Which lines below hold the word "this"? Copy all of them.

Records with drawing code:
## Start
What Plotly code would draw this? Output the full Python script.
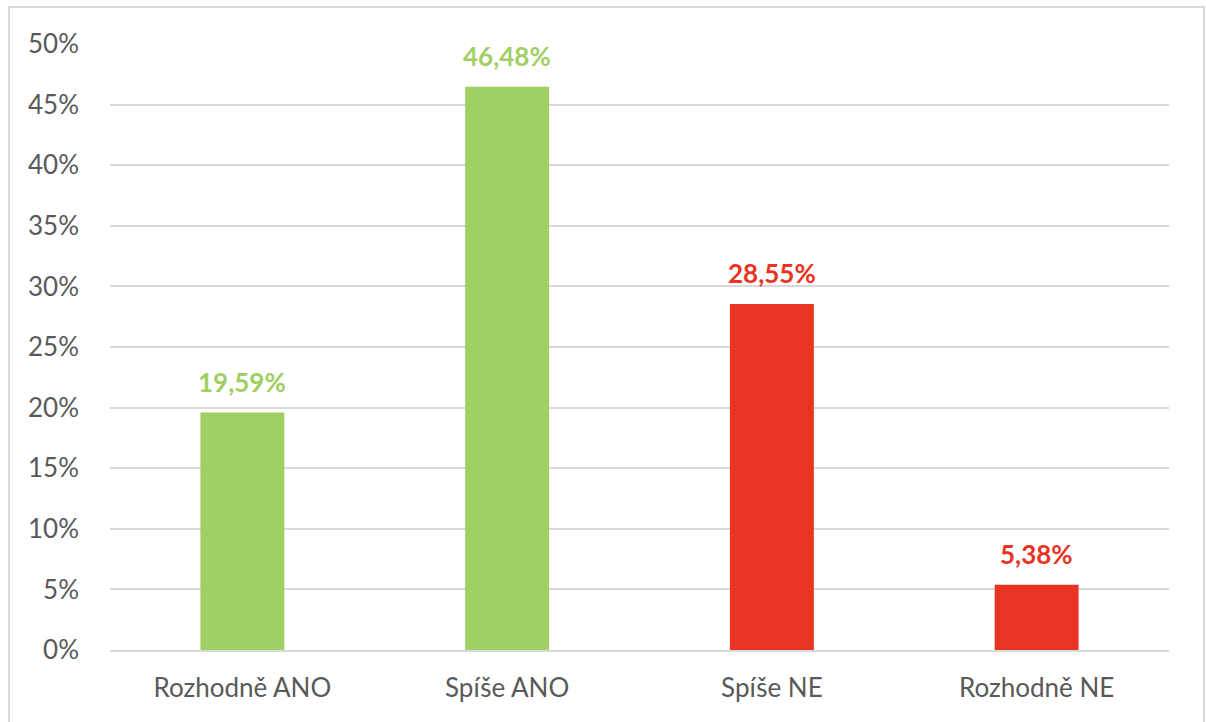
import plotly.graph_objects as go

categories = ["Rozhodně ANO", "Spíše ANO", "Spíše NE", "Rozhodně NE"]
values = [19.59, 46.48, 28.55, 5.38]
colors = ["#a0cf63", "#a0cf63", "#e93323", "#e93323"]
y_ticks = [0, 5, 10, 15, 20, 25, 30, 35, 40, 45, 50]
y_tick_labels = [f"{t}%" for t in y_ticks]

FONT = "Lato, 'Open Sans', sans-serif"

fig = go.Figure(
    go.Bar(
        x=categories,
        y=values,
        marker=dict(color=colors, line=dict(width=0)),
        hoverinfo="skip",
    )
)

# value labels above each bar, decimal comma
for cat, val, col in zip(categories, values, colors):
    fig.add_annotation(
        x=cat, y=val,
        text=f"<b>{val:.2f}".replace(".", ",") + "%</b>",
        showarrow=False, yanchor="bottom", yshift=13,
        font=dict(family=FONT, size=26, color=col),
    )

# outer frame of the chart
fig.add_shape(
    type="rect", xref="paper", yref="paper",
    x0=-0.0954, x1=1.0331, y0=-0.3, y1=1.0611,
    line=dict(color="#d9d9d9", width=2), fillcolor="rgba(0,0,0,0)", layer="below",
)

fig.update_layout(
    width=1206, height=722,
    margin=dict(l=110, r=37, t=44, b=72),
    paper_bgcolor="white", plot_bgcolor="white",
    bargap=0.683,
    showlegend=False,
    font=dict(family=FONT, size=26, color="#595959"),
    xaxis=dict(
        showgrid=False, showline=True, linecolor="#d9d9d9", linewidth=1.5,
        ticks="", ticklabelstandoff=14,
        tickfont=dict(family=FONT, size=26, color="#595959"),
    ),
    yaxis=dict(
        range=[0, 50], tickvals=y_ticks, ticktext=y_tick_labels,
        showgrid=True, gridcolor="#d9d9d9", gridwidth=1.5,
        zeroline=False, showline=False, ticks="",
        ticklabelstandoff=30,
        tickfont=dict(family=FONT, size=26, color="#595959"),
    ),
)

fig.write_html("out.html")
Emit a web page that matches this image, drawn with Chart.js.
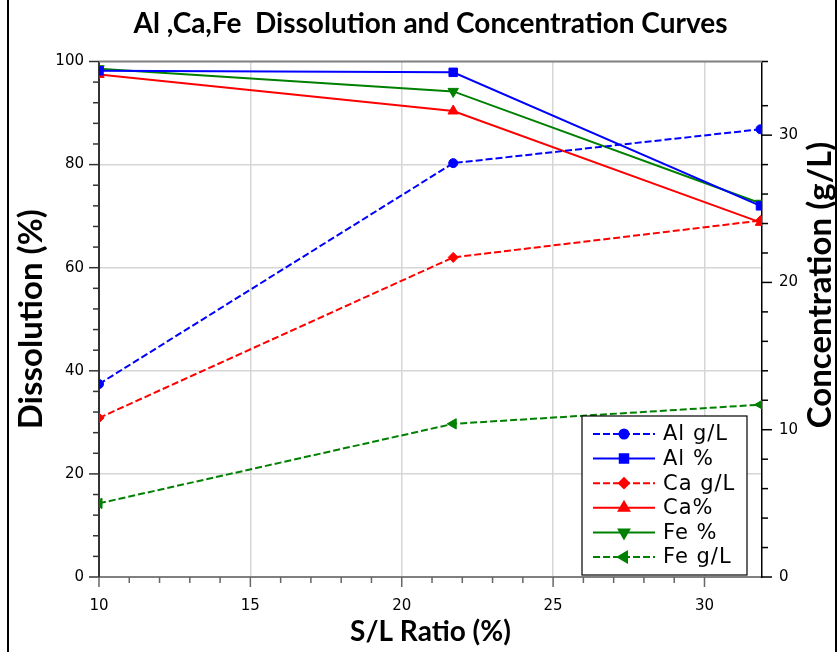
<!DOCTYPE html>
<html>
<head>
<meta charset="utf-8">
<script src="https://cdn.jsdelivr.net/npm/chart.js@4.4.1/dist/chart.umd.min.js"></script>
<style>
  html, body { margin: 0; padding: 0; background: #fff; }
  #wrap { position: relative; width: 837px; height: 652px; }
  #frame { position: absolute; left: 7px; top: 0; width: 826px; height: 652px;
           border-left: 2px solid #000; border-right: 2px solid #000; pointer-events: none; }
  canvas { position: absolute; left: 0; top: 0; }
</style>
</head>
<body>
<div id="wrap">
  <canvas id="chart" width="837" height="652"></canvas>
  <div id="frame"></div>
</div>
<script>
// S/L ratio (%) on the x axis
const ratio = [10, 21.7, 31.85];

// dissolution (%) - left axis
const alPct = [98.2, 97.9, 72.0];
const caPct = [97.5, 90.4, 68.8];
const fePct = [98.6, 94.2, 72.5];

// concentration (g/L) - right axis
const alConc = [13.1, 28.1, 30.4];
const caConc = [10.8, 21.7, 24.2];
const feConc = [5.0, 10.4, 11.7];

const BLUE = '#0000ff';
const RED = '#ff0000';
const GREEN = '#008000';

const pts = arr => arr.map((v, i) => ({ x: ratio[i], y: v }));

function series(label, values, color, axis, dashed, style, radius, rotation) {
    return {
        label: label,
        data: pts(values),
        yAxisID: axis,
        borderColor: color,
        backgroundColor: color,
        borderWidth: 2,
        borderDash: dashed ? [7, 3] : [],
        pointStyle: style,
        pointRadius: radius,
        pointRotation: rotation || 0,
        pointBorderWidth: 1,
        tension: 0
    };
}

const datasets = [
    series('Al g/L', alConc, BLUE, 'y2', true, 'circle', 4.5),
    series('Al %', alPct, BLUE, 'y', false, 'rect', 6),
    series('Ca g/L', caConc, RED, 'y2', true, 'rectRot', 5),
    series('Ca%', caPct, RED, 'y', false, 'triangle', 6),
    series('Fe %', fePct, GREEN, 'y', false, 'triangle', 6, 180),
    series('Fe g/L', feConc, GREEN, 'y2', true, 'triangle', 6, 270)
];

const tickFont = { family: 'DejaVu Sans', size: 15 };
const titleFont = { family: 'Lato', size: 28, weight: 'bold' };
const yTitleFont = { family: 'Lato', size: 33, weight: 'bold' };

// minor + major tick marks, top frame line, right axis title
const axisDecor = {
    id: 'axisDecor',
    afterDraw(chart) {
        const ctx = chart.ctx;
        const area = chart.chartArea;
        const sx = chart.scales.x, sy = chart.scales.y, sy2 = chart.scales.y2;
        ctx.save();

        // top frame
        ctx.strokeStyle = '#808080';
        ctx.lineWidth = 2;
        ctx.beginPath();
        ctx.moveTo(area.left, area.top);
        ctx.lineTo(area.right, area.top);
        ctx.stroke();

        const marks = (scale, major, color, draw) => {
            ctx.strokeStyle = color;
            ctx.lineWidth = 1.5;
            scale.ticks.forEach(t => {
                const v = t.value;
                if (Math.abs(v - Math.round(v)) > 1e-6) return;
                const len = (Math.round(v) % major === 0) ? 10 : 6;
                const p = scale.getPixelForValue(v);
                ctx.beginPath();
                draw(p, len);
                ctx.stroke();
            });
        };
        marks(sy, 20, '#333', (p, len) => { ctx.moveTo(area.left, p); ctx.lineTo(area.left - len, p); });
        marks(sy2, 10, '#000', (p, len) => { ctx.moveTo(area.right, p); ctx.lineTo(area.right + len, p); });
        marks(sx, 5, '#666', (p, len) => { ctx.moveTo(p, area.bottom); ctx.lineTo(p, area.bottom + len); });

        // right axis title, reading bottom to top
        ctx.fillStyle = '#000';
        ctx.font = 'bold 33px Lato';
        ctx.textAlign = 'center';
        ctx.textBaseline = 'middle';
        ctx.translate(820, 285);
        ctx.rotate(-Math.PI / 2);
        ctx.fillText('Concentration (g/L)', 0, 0);
        ctx.restore();
    }
};

// legend box sitting inside the plot
const boxLegend = {
    id: 'boxLegend',
    afterDraw(chart) {
        const ctx = chart.ctx;
        const left = 582, top = 416, w = 165, h = 159;
        ctx.save();
        ctx.fillStyle = '#fff';
        ctx.fillRect(left, top, w, h);
        ctx.strokeStyle = '#000';
        ctx.lineWidth = 1.2;
        ctx.strokeRect(left, top, w, h);
        ctx.font = '21px "DejaVu Sans"';
        ctx.letterSpacing = '1px';
        ctx.textBaseline = 'middle';
        ctx.textAlign = 'left';
        chart.data.datasets.forEach((ds, i) => {
            const y = top + 18 + i * 24.6;
            ctx.strokeStyle = ds.borderColor;
            ctx.lineWidth = 2;
            ctx.setLineDash(ds.borderDash);
            ctx.beginPath();
            ctx.moveTo(left + 11, y);
            ctx.lineTo(left + 73, y);
            ctx.stroke();
            ctx.setLineDash([]);
            ctx.fillStyle = ds.backgroundColor;
            Chart.helpers.drawPoint(ctx, {
                pointStyle: ds.pointStyle,
                radius: ds.pointRadius,
                rotation: ds.pointRotation,
                borderWidth: 1
            }, left + 42, y);
            ctx.fillStyle = '#000';
            ctx.fillText(ds.label, left + 81, y + 1);
        });
        ctx.restore();
    }
};

new Chart(document.getElementById('chart'), {
    type: 'line',
    data: { datasets: datasets },
    options: {
        responsive: false,
        animation: false,
        layout: { padding: 0 },
        plugins: {
            legend: { display: false },
            tooltip: { enabled: false },
            title: {
                display: true,
                fullSize: false,
                text: 'Al ,Ca,Fe  Dissolution and Concentration Curves',
                color: '#000',
                font: titleFont,
                padding: { top: 7.2, bottom: 20.7 }
            }
        },
        scales: {
            x: {
                type: 'linear',
                min: 10,
                max: 31.9,
                afterFit: s => { s.height = 75; },
                border: { color: '#808080', width: 2 },
                grid: {
                    drawTicks: false,
                    lineWidth: 1.5,
                    color: c => (c.tick && c.tick.value % 5 === 0 && c.tick.value !== 10) ? '#d6d6d6' : 'rgba(0,0,0,0)'
                },
                ticks: {
                    stepSize: 1,
                    autoSkip: false,
                    maxRotation: 0,
                    padding: 20,
                    color: '#000',
                    font: tickFont,
                    callback: v => (v % 5 === 0 ? String(v) : '')
                },
                title: {
                    display: true,
                    text: 'S/L Ratio (%)',
                    color: '#000',
                    font: titleFont,
                    padding: { top: 0, bottom: 3.2 }
                }
            },
            y: {
                position: 'left',
                min: 0,
                max: 100,
                afterFit: s => { s.width = 99; },
                border: { color: '#333', width: 2 },
                grid: {
                    drawTicks: false,
                    lineWidth: 1.5,
                    color: c => (c.tick && c.tick.value % 20 === 0 && c.tick.value > 0 && c.tick.value < 100) ? '#d6d6d6' : 'rgba(0,0,0,0)'
                },
                ticks: {
                    stepSize: 4,
                    autoSkip: false,
                    padding: 15,
                    color: '#000',
                    font: tickFont,
                    callback: v => (v % 20 === 0 ? String(v) : '')
                },
                title: {
                    display: true,
                    text: 'Dissolution (%)',
                    color: '#000',
                    font: yTitleFont,
                    padding: { top: 11.7, bottom: 0 }
                }
            },
            y2: {
                position: 'right',
                min: 0,
                max: 35,
                afterFit: s => { s.width = 75; },
                border: { color: '#000', width: 1.5 },
                grid: { drawOnChartArea: false, drawTicks: false },
                ticks: {
                    stepSize: 2,
                    autoSkip: false,
                    padding: 17,
                    color: '#000',
                    font: tickFont,
                    callback: v => (v % 10 === 0 ? String(v) : '')
                }
            }
        }
    },
    plugins: [axisDecor, boxLegend]
});
</script>
</body>
</html>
## End
» Result
What Plotly code would draw this? Output the full Python script.
Emit a web page that matches this image, drawn with Chart.js.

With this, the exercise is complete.